Mas os anúncios das conquistas nos fortalecem e aproximam, provando que a luta coletiva tem resultado. Uma enorme agrobiodiversidade de plantas nos mais diversos Sistemas Agroflorestais (SAF) com uma infinidade de frutíferas em consórcio com mandioca, pimenta, arroz, feijão, espécies adubadeiras, andiroba, madeiras de lei e outras florestais. Tudo na mais perfeita relação. Além dos sistemas de produção de alimentos, vimos a presença do trabalho em mutirão, a potência do trabalho coletivo; a força da organização popular para criação de possibilidades, construção e manutenção de viveiros coletivos de mudas e bancos de sementes, agricultura periurbana, entre outras.

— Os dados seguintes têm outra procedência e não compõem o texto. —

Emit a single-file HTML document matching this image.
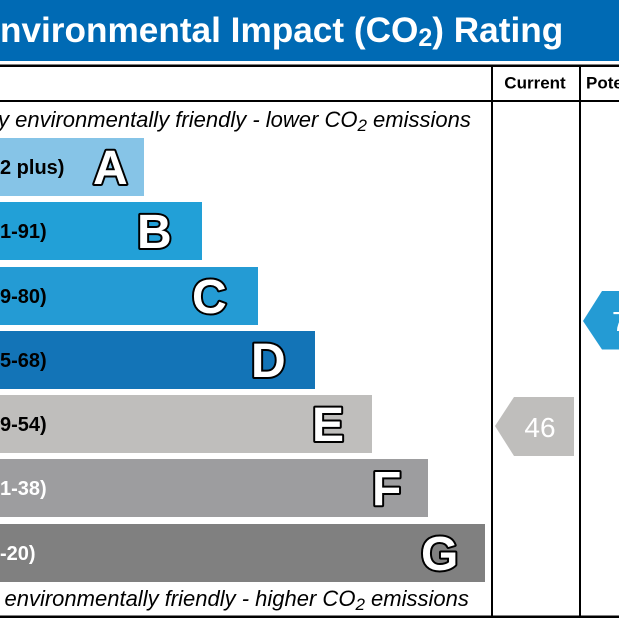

Nosso Rio do Tempo foi inundado por lembranças, fortalecido pela memória afetiva coletiva e se assemelha com os rios do nosso estado: fortes, enormes e cheios de afluentes e comunidades ribeirinhas, tradicionais, originárias. Trazemos um carimbo, cultura tradicional paraense, escrito em homenagem ao povo quilombola de Quiandeua, situado às margens do Rio Capim.

O CARIMBÓ DE QUIANDEUA

A terra de Quiandeua na beira do Rio Capim tem muita gente bonita e coisas para sorrir.
O rio é sobrevivência
Da roça produz farinha
Na terra Quiandeua tem muita gente bonita
O lalala aaa o lalala, lala o
Por lá tem uns fazendeiros que insistem em perturbar,
Mas esse povo guerreiro aprendeu foi a lutar
Com garra e dedicação, por lá não tem gente boba
Na terra de Quiandeua só tem muita gente boa
Por lá tem dona Maria que conta muitas histórias de um povo que sofria e hoje conta vitória
O povo de Quiandeua tem muito o que trabalhar
Para mudar a natureza a para se alimentar
Ali tem muita alegria e coisas para aprender o povo de Quiandeua precisa aparecer
Lala e leo
Lala e lea
O povo de Quiandeua tem muito para contar
O povo de Quiandeua tem muito para contar

Compositor: Diego Urubatan, a um povo de origens pretas e fortes no trabalho.